Meta-Failure of Knowledge Systems
When reality exceeds the capacity of instruments, models, or language, knowledge loses authority.
Core Boundary
Meta-failure occurs when the representational capacity of a system is insufficient to capture relevant aspects of reality.
In this regime, claims produced by the system lose epistemic authority, regardless of rigor, confidence, or consensus.
Failure of Representation
Systems rely on instruments, models, and language to represent reality.
When critical aspects of reality fall outside these representations:
- Observation becomes incomplete or distorted
- Communication becomes ambiguous or impossible
- Decision-making becomes misaligned
- Correction mechanisms fail
The system no longer knows what it does not know.
Epistemic Authority Collapse
Under meta-failure, outputs may still be generated—but they are no longer justified as knowledge.
Confidence, consensus, and procedural rigor do not restore validity.

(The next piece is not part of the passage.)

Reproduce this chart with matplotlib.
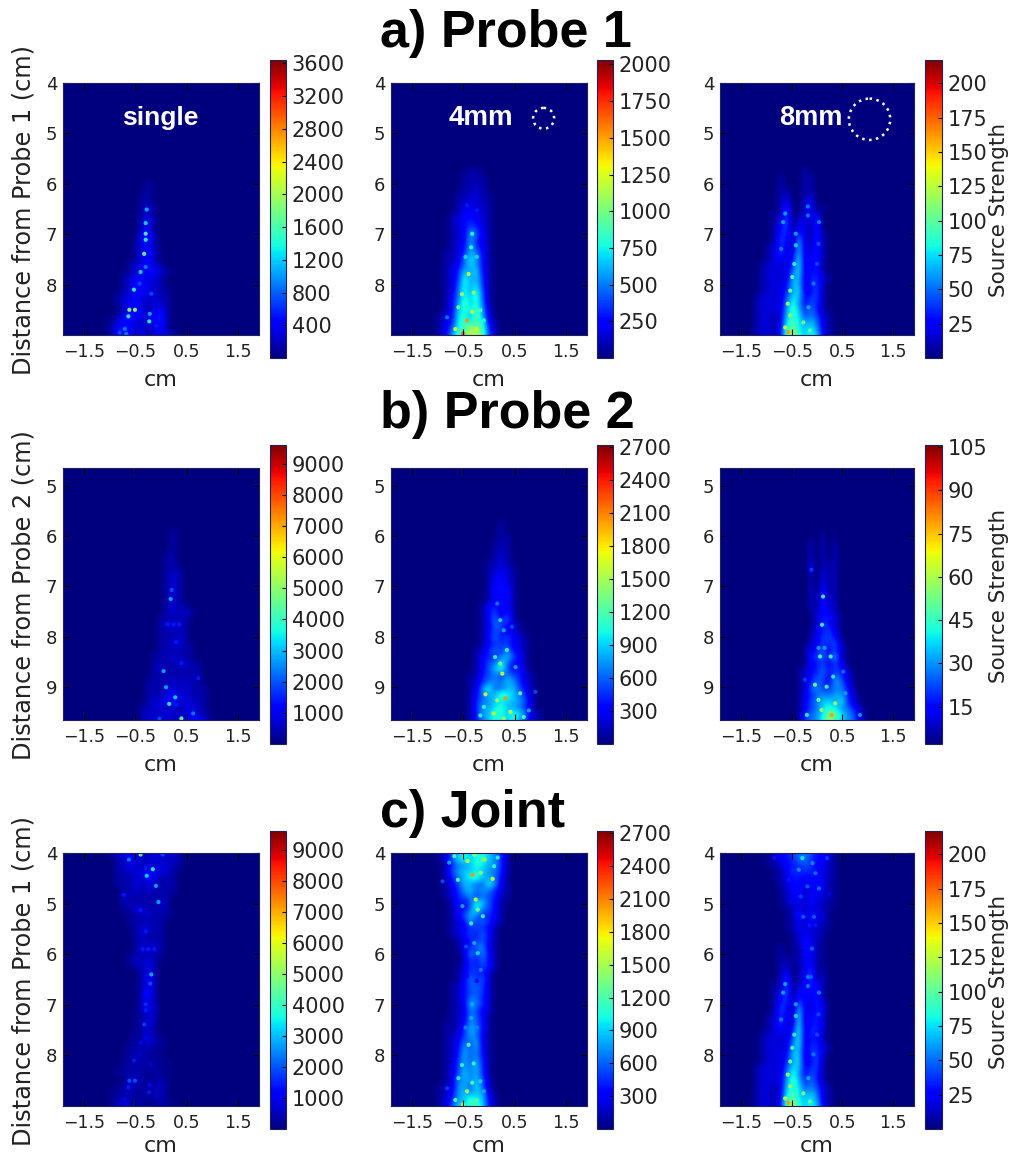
import numpy as np
import matplotlib

matplotlib.use('agg')
import matplotlib.pyplot as plt
from matplotlib.patches import Circle

W, H = 1015, 1158

# Smooth part of the source strength, one hex digit per
# cell, 1 digit = 4% of the colour scale. Rows 0.125 cm deep, columns 0.12 cm wide.
P1_SINGLE = [
    "00000000000000000", "00000000000000000", "00000000001000000",
    "00000000001000000", "00000000011000000", "00000000011000000",
    "00000000012100000", "00000000012000000", "00000000023100000",
    "00000000022000000", "00000000034100000", "00000000134100000",
    "00000000122100000", "00000000134200000", "00000000123100000",
    "00000001233210000", "00000001223321000", "00000012332210000",
    "00000012332210000", "00000012332211000", "00000122322211000",
    "00000123321221000", "00000013421231000", "00000134322341000",
    "00001233122341000", "00001343221231000", "00001433321232100",
]
P1_4MM = [
    "00000000011000000", "00000000111100000", "00000000111100000",
    "00000000112100000", "00000001122110000", "00000001222110000",
    "00000001232210000", "00000012332210000", "00000012343210000",
    "00000012354210000", "00000012285310000", "00000012374210000",
    "00000012384310000", "00000112486310000", "00000112697310000",
    "00000123687310000", "00000124879310000", "00000124a78410000",
    "00000125a79410000", "00000126a7a510000", "00000136a8b510000",
    "00000137b8a610000", "00000138a9b720000", "00001239a7c720000",
    "00001249b9ba31000", "0000135aafcb41000", "0000137bcefb51000",
]
P1_8MM = [
    "00000000001000000", "00000010001100000", "00000010001100000",
    "00000011001100000", "00000012001200000", "00000013002300000",
    "00000015002301000", "00000115012230000", "00000126023140000",
    "00000135032140000", "00000144152141000", "00000153172141000",
    "00001243182241000", "00001252282241000", "00001232392341000",
    "00012222492331000", "00012222692341000", "00012222782442100",
    "00012223882351000", "00012224792351000", "00122225983451000",
    "00122226a73541000", "00122227b84641000", "00122128a95652100",
    "00122129b97862100", "0012213ac98972100", "0012213bfa8a83100",
]
P2_SINGLE = [
    "00000000000000000", "00000000000000000", "00000000100000000",
    "00000000100000000", "00000000100000000", "00000000100000000",
    "00000001100000000", "00000001100000000", "00000001110000000",
    "00000001210000000", "00000001210000000", "00000001210000000",
    "00000001210000000", "00000001210000000", "00000001211000000",
    "00000001212100000", "00000011111000000", "00000012221000000",
    "00000011111000000", "00000011121000000", "00000011221000000",
    "00000011111100000", "00000111211000000", "00000111122110000",
    "00000121111110000", "00000111111120000", "00001111212110000",
    "00001112212111000", "00001112322111000", "00001223322211000",
    "00011221212221000", "00012122212311000", "00012212123242100",
]
P2_4MM = [
    "00000000000000000", "00000000100000000", "00000000100000000",
    "00000000110000000", "00000001110000000", "00000001110000000",
    "00000001210000000", "00000011210000000", "00000012221000000",
    "00000012321000000", "00000013321000000", "00000013431000000",
    "00000014241000000", "00000013331000000", "00000134231000000",
    "00000135241000000", "00000136361000000", "00000126532100000",
    "00000135432100000", "00000136353210000", "00000134543210000",
    "00001246473210000", "00001344685310000", "00001356a63310000",
    "00001358a53410000", "00011456475421000", "00012467687421000",
    "000127a5678531000", "00013678ba8641000", "00014678988752000",
    "00014779a87641000", "0001478aa8a962100", "0001468a98a752100",
]
P2_8MM = [
    "00000101010000000", "00000101010000000", "00000101010000000",
    "00000102010000000", "00000202020000000", "00000202020000000",
    "00000202020000000", "00000302120000000", "00000302120000000",
    "00000203120000000", "00000203120000000", "00000204120000000",
    "00000214120000000", "00000214220000000", "00000214220000000",
    "00000124321000000", "00000124421000000", "00000125421000000",
    "00000134531000000", "00000235541000000", "00001235462100000",
    "00001346352100000", "00001456482100000", "00001345353100000",
    "00012346454210000", "00012456365310000", "00012465386310000",
    "00012675567420000", "00013467687521000", "0001357897a521000",
    "00013569a97642100", "00014679dc9762100", "0001567aeb9763100",
]

# Bright speckles: position in cm, level in 5% of the colour scale
P1_SINGLE_X = [-.28, -.30, -.30, -.30, -.33, -.30, -.40, -.53, -.62, -.51, -.64, -.22, -.23, -.71, -.68, -.42, -.19, -.81, -.09]
P1_SINGLE_Y = [6.51, 6.78, 6.99, 7.11, 7.39, 7.65, 7.75, 8.10, 8.50, 8.50, 8.63, 8.58, 8.73, 8.88, 8.98, 7.98, 8.18, 8.95, 8.81]
P1_SINGLE_L = [6, 7, 9, 8, 10, 5, 7, 8, 11, 11, 8, 6, 8, 5, 5, 4, 4, 4, 3]

P1_4MM_X = [-.43, -.51, -.33, -.40, -.30, -.53, -.66, -.24, -.33, -.35, -.46, -.24, -.60, -.17, -.82, -.10, -.43, -.24]
P1_4MM_Y = [8.71, 8.97, 8.54, 7.79, 8.16, 8.19, 8.88, 8.88, 6.99, 7.26, 7.45, 7.45, 8.45, 8.51, 8.65, 8.71, 6.43, 6.53]
P1_4MM_L = [15, 16, 12, 12, 11, 11, 12, 12, 8, 8, 7, 7, 10, 9, 5, 8, 3, 3]

P1_8MM_X = [-.63, -.67, -.71, -.42, -.42, -.45, -.49, -.53, -.58, -.53, -.57, -.63, -.27, -.18, -.18, .04, .03, 0, -.07, -.17, -.14]
P1_8MM_Y = [6.59, 6.76, 7.29, 7.22, 6.99, 7.59, 7.85, 8.12, 8.38, 8.61, 8.94, 8.85, 8.75, 6.45, 6.63, 6.76, 7.19, 7.59, 7.98, 8.45, 8.91]
P1_8MM_L = [6, 6, 5, 7, 6, 8, 9, 10, 11, 11, 15, 12, 10, 5, 5, 5, 4, 4, 5, 6, 9]

P2_SINGLE_X = [.21, .19, .13, .25, .36, .30, .05, .40, .73, .10, .28, .16, .63, .40, -.03, .30]
P2_SINGLE_Y = [7.07, 7.25, 7.75, 7.75, 7.75, 8.10, 8.68, 8.52, 8.82, 9.00, 9.20, 9.33, 9.52, 9.62, 9.62, 9.35]
P2_SINGLE_L = [4, 6, 3, 3, 3, 3, 6, 3, 3, 6, 7, 8, 5, 10, 4, 3]

P2_4MM_X = [-.07, .32, .09, .26, .22, .42, .22, .29, .16, .45, .16, .61, -.10, -.17, .78, .91, .35, .12, .52, .68, .29]
P2_4MM_Y = [9.14, 9.22, 9.52, 8.73, 8.53, 9.49, 7.67, 7.87, 7.34, 7.80, 9.26, 9.12, 9.39, 9.56, 9.46, 9.09, 8.26, 8.40, 8.60, 9.59, 9.62]
P2_4MM_L = [12, 15, 12, 12, 10, 12, 7, 6, 5, 4, 11, 9, 8, 8, 6, 4, 8, 8, 6, 9, 11]

P2_8MM_X = [.12, .10, .06, .27, -.04, .29, .36, .03, .32, .19, -.20, .85, .03, .15, -.11, -.24, .52, .56, .09]
P2_8MM_Y = [7.20, 7.76, 8.39, 8.39, 8.95, 9.55, 9.32, 9.25, 8.79, 8.99, 9.55, 9.55, 8.22, 8.22, 6.67, 8.85, 8.69, 9.12, 9.45]
P2_8MM_L = [9, 9, 9, 9, 10, 15, 11, 10, 8, 9, 8, 6, 6, 6, 4, 4, 5, 6, 11]

P1_SPOTS = [(P1_SINGLE_X, P1_SINGLE_Y, P1_SINGLE_L), (P1_4MM_X, P1_4MM_Y, P1_4MM_L), (P1_8MM_X, P1_8MM_Y, P1_8MM_L)]
P2_SPOTS = [(P2_SINGLE_X, P2_SINGLE_Y, P2_SINGLE_L), (P2_4MM_X, P2_4MM_Y, P2_4MM_L), (P2_8MM_X, P2_8MM_Y, P2_8MM_L)]

VMAX_P1 = [3640, 2030, 217]
VMAX_P2 = [9600, 2720, 105.7]
VMAX_JOINT = [9600, 2720, 217]
VMIN_P2 = [0, 0, 2]

TICKS_P1 = [range(400, 3601, 400), range(250, 2001, 250), range(25, 201, 25)]
TICKS_P2 = [range(1000, 9001, 1000), range(300, 2701, 300), range(15, 106, 15)]
TICKS_JOINT = [range(1000, 9001, 1000), range(300, 2701, 300), range(25, 201, 25)]

X_TICKS = [-1.5, -0.5, 0.5, 1.5]
COL_LEFT = [63, 391, 720]
COL_RIGHT = [259, 587, 914]
CBAR_LEFT = [270, 597, 925]
CBAR_RIGHT = [286, 613, 942]

TEXT = '#222222'
TITLE_FONT = ['Liberation Sans', 'DejaVu Sans']


def to_grid(rows, vmax, col0, row0):
    grid = np.zeros((41, 33))
    for r, row in enumerate(rows):
        for c, ch in enumerate(row):
            grid[row0 + r, col0 + c] = int(ch, 16) / 25 * vmax
    return grid


def px_axes(fig, left, right, top, bottom):
    return fig.add_axes([left / W, 1 - bottom / H, (right - left) / W, (bottom - top) / H])


def panel(fig, col, top, bottom, cb_top, cb_bottom, data, spots, y_top, yticks, vmin, vmax, cticks):
    ax = px_axes(fig, COL_LEFT[col], COL_RIGHT[col], top, bottom)
    im = ax.imshow(data, cmap='jet', vmin=vmin, vmax=vmax, aspect='auto',
                   interpolation='bicubic',
                   extent=[-1.98, 1.98, y_top + 5.0625, y_top - 0.0625])
    for x, y, v in spots:
        ax.scatter(x, y, c=v, cmap='jet', vmin=vmin, vmax=vmax, s=9, linewidths=0, alpha=0.9)
    ax.set_xlim(-1.92, 1.92)
    ax.set_ylim(y_top + 5, y_top)
    ax.set_xticks(X_TICKS)
    ax.set_xticklabels(['\u22121.5', '\u22120.5', '0.5', '1.5'])
    ax.set_yticks(yticks)
    ax.tick_params(direction='in', length=4, top=True, right=True, color='black')
    ax.tick_params(axis='x', labelsize=12.5, labelcolor=TEXT, pad=6)
    ax.tick_params(axis='y', labelsize=13, labelcolor=TEXT, pad=4)
    ax.set_xlabel('cm', fontsize=16, color=TEXT, labelpad=6)
    for s in ax.spines.values():
        s.set_color('#20205a')
        s.set_linewidth(0.8)

    cax = px_axes(fig, CBAR_LEFT[col], CBAR_RIGHT[col], cb_top, cb_bottom)
    cb = fig.colorbar(im, cax=cax, ticks=list(cticks))
    cb.ax.tick_params(direction='in', length=3, labelsize=15, labelcolor=TEXT, pad=4)
    cb.outline.set_edgecolor('#20205a')
    cb.outline.set_linewidth(0.8)
    return ax


fig = plt.figure(figsize=(W / 100, H / 100), dpi=100)

p1 = [to_grid(r, v, 4, 14) for r, v in zip([P1_SINGLE, P1_4MM, P1_8MM], VMAX_P1)]
p2 = [to_grid(r, v, 10, 8) for r, v in zip([P2_SINGLE, P2_4MM, P2_8MM], VMAX_P2)]
# the joint panels are probe 1 plus probe 2 seen from the opposite side
joint = [a + b[::-1, ::-1] for a, b in zip(p1, p2)]

axes_a, axes_b, axes_c = [], [], []
for i in range(3):
    spots1 = (P1_SPOTS[i][0], P1_SPOTS[i][1], np.array(P1_SPOTS[i][2]) / 20 * VMAX_P1[i])
    spots2 = (P2_SPOTS[i][0], P2_SPOTS[i][1], np.array(P2_SPOTS[i][2]) / 20 * VMAX_P2[i])
    flipped = (-np.array(spots2[0]), 13.65 - np.array(spots2[1]), spots2[2])
    axes_a.append(panel(fig, i, 83, 335, 60, 358, p1[i], [spots1], 4, [4, 5, 6, 7, 8],
                        0, VMAX_P1[i], TICKS_P1[i]))
    axes_b.append(panel(fig, i, 468, 720, 445, 744, p2[i], [spots2], 4.65, [5, 6, 7, 8, 9],
                        VMIN_P2[i], VMAX_P2[i], TICKS_P2[i]))
    axes_c.append(panel(fig, i, 853, 1106, 831, 1129, joint[i], [spots1, flipped], 4, [4, 5, 6, 7, 8],
                        0, VMAX_JOINT[i], TICKS_JOINT[i]))
    axes_c[i].xaxis.labelpad = 3

for ax, label in zip([axes_a[0], axes_b[0], axes_c[0]],
                     ['Distance from Probe 1 (cm)', 'Distance from Probe 2 (cm)',
                      'Distance from Probe 1 (cm)']):
    ax.set_ylabel(label, fontsize=17.3, color=TEXT)
    ax.yaxis.set_label_coords(-27 / 196, 0.496)

for y, title in zip([47, 428, 827], ['a) Probe 1', 'b) Probe 2', 'c) Joint']):
    fig.text(380 / W, 1 - y / H, title, fontsize=37.5, fontweight='bold',
             family=TITLE_FONT, color='black', ha='left', va='baseline')

for y in [210, 596, 982]:
    fig.text(999 / W, 1 - y / H, 'Source Strength', fontsize=15.5, color=TEXT,
             rotation=90, ha='center', va='center')

for ax, label, x, size in zip(axes_a, ['single', '4mm', '8mm'], [-0.02, -0.157, -0.127],
                              [19, 20, 19.5]):
    ax.text(x, 4.7, label, color='white', fontsize=size, fontweight='bold',
            family=TITLE_FONT, ha='center', va='center')

for ax, x, y, r in [(axes_a[1], 1.07, 4.7, 0.206), (axes_a[2], 1.04, 4.72, 0.41)]:
    ax.add_patch(Circle((x, y), r, fill=False, edgecolor='white', linewidth=1.8,
                        linestyle=(0, (1, 1.8))))

plt.savefig('out.png', dpi=100)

The system retains output capability but loses epistemic legitimacy.
System Consequences
- Insight becomes unreliable
- Communication degrades
- Decisions accumulate hidden risk
- Innovation stalls at representational limits
- Correction loops fail to converge
Non-Admissible Conclusions
- Confidence implies correctness
- Consensus implies validity
- Procedural rigor compensates for representational limits
- Unknown unknowns can be bounded without new tools
Invariant Framework
G: Representation-preserving transformations
Q: Underlying reality (unbounded)
S: Representable subset of reality
Failure: Q exceeds S while the system treats S as complete
Claim Eligibility Boundary
Any claim made beyond the representational capacity of the system is invalid.
Outputs may exist—but they do not constitute knowledge.
Boundary Judgment
When tools of knowing fail, systems do not merely produce error—they lose the right to claim knowledge. Recovery requires expansion of representation, not refinement within it.